The menu contains extraordinary temptations (and I don't mean the truffles au supplement - $40 for black, $80 for white). Seared abalone with spaetzle is not a choice you come across every day, and it tempted me strongly. Our waiter spoke warmly of the foie torchon with raisins. And then there was the pata negra from Spain, and sturdy winter starters like lamb ragout with cous cous.
Sweetbreads were chosen and were exemplary, in a velvety reduction with braised shallots and a contrasting slice of apple. The deep white pot in which they were served seemed to be the standard vessel for first courses, and my marginal complaint about the restaurant's style is that these dishes, like the wide, deep bowls in which entrées appeared, are impractical. They always have been, since they became popular in the 1980s. They make the food hard to get at.
And the snail "Antiboise" I eventually selected was well worth getting at. Indeed, it was quite the most unusual and deliciously balanced dish I've eaten in a long time. The appellation "Antiboise" simply means in the style of Antibes (I did look it up), so we must take it on trust that this is how the folk of Antibes like to eat their snails. Seriously, it does imply the use of olives and olive oil, and dark Taggiasche olives featured in this dish, mimicking in appearance the toothsome black snails. I still give Craft top marks for sourcing snails in New York, but these were not bad at all.
The surprise in the dish was the incorporation of small, sweet, skinless grapes. You might think this would clash with the earthy snail-olives combination; on the contrary, it delivered sensationally harmonious mouthfuls. The broth was light and buttery.
Heritage pork prepared several different ways is not quite such a surprising offering in Manhattan, 2008. I can only commend the skill in preparation. The pork was good, notably sweet. The samples included a slice of belly, a piece of loin, a cabbage leaf stuffed with meat, and a quite terrific, coarse, herby house-made sausage.
After some deliberation, I decided to splurge on the Tournedos Rossini, a legendary dish from the Escoffier playbook. Arguably over-priced at $62 (most entrées are around $38 to $42), it does of course feature a slab of seared foie capping the beef filet. I thought it might have exhibited some significant slices of black truffle too, but there wasn't much more than a dusting, and there was more truffle flavor in the sauce. It was accompanied by little potato cakes, which the menu calls "blinis", and it was rich and good, if less eventful than the pork dish.
The restored Oak Room is a space of baronial grandeur. Imagine the panelled dining room at the New York Palace (formerly Le Cirque 2000, now Gilt), but with a ceiling three times as high. This is a cathedral of a restaurant, with a massive brassy chandelier and soft leather banquettes. Spotlights subtly concealed in ceiling fixtures cast a flattering light. This is a restaurant of great luxury, as the guides used to say.
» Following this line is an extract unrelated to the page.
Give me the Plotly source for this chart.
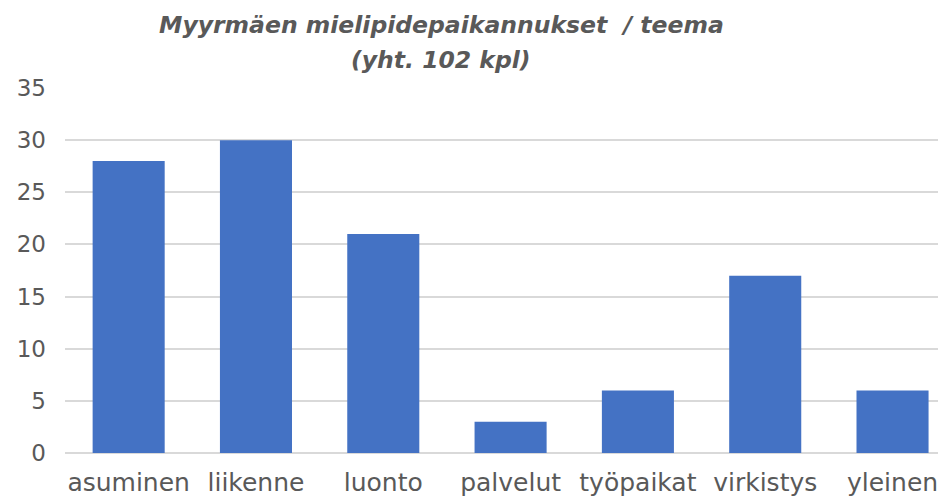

In the circumstances, who could resist the flamboyant absurdity of the chocolate cigar dessert? It came with a tonka bean ice cream, although I thought use of tonka beans in food was still prohibited. I survived.
The pineapple napoleon was an exercise in lightness and delicacy.
I have hinted subtly at the food costs here. The wine list, consistent with the restaurant's tone, is also very expensive indeed. One of the wisest moves management could make here is to adopt a "market" selection of less expensive wines, because difficulty in finding bottles under $100 is going to act as a deterrent to diners. Drew Nieporent's Corton strikes a smart balance between a deep list of cellar treasures, and an honest choice of reasonable country wines. Even Alain Ducasse's former restaurant at The Essex House eventually added a few bargains to its horrendously marked-up list.
I don't say the mark-ups at The Oak Room are unfair. Thrice retail is standard in this city. The difficulty lies in the preponderance of Bordeaux, Burgundy and iconic Italians on the list. Even turning to Spain, I found little but Vega Sicilia, Alion and Hacienda Monasteria. Consulting with the sommelier, I ordered a Burgundy village wine from a good maker, Roumier's 2002 Chambolle-Musigny. It was splendid; essence of Burgundy. But for a village wine, it cost a packet (and again, it was not severely marked-up).
I have spent several years deploring the decline in standards at New York's highest level of dining. It had seemed to me matters had actually declined since the late '90s. The irony is that signs of a revival - Corton and The Oak Room strike me as two of the best high-end openings in years - comes just as the pips start to squeak. I wish Chef Antunes and his troops all the luck they deserve.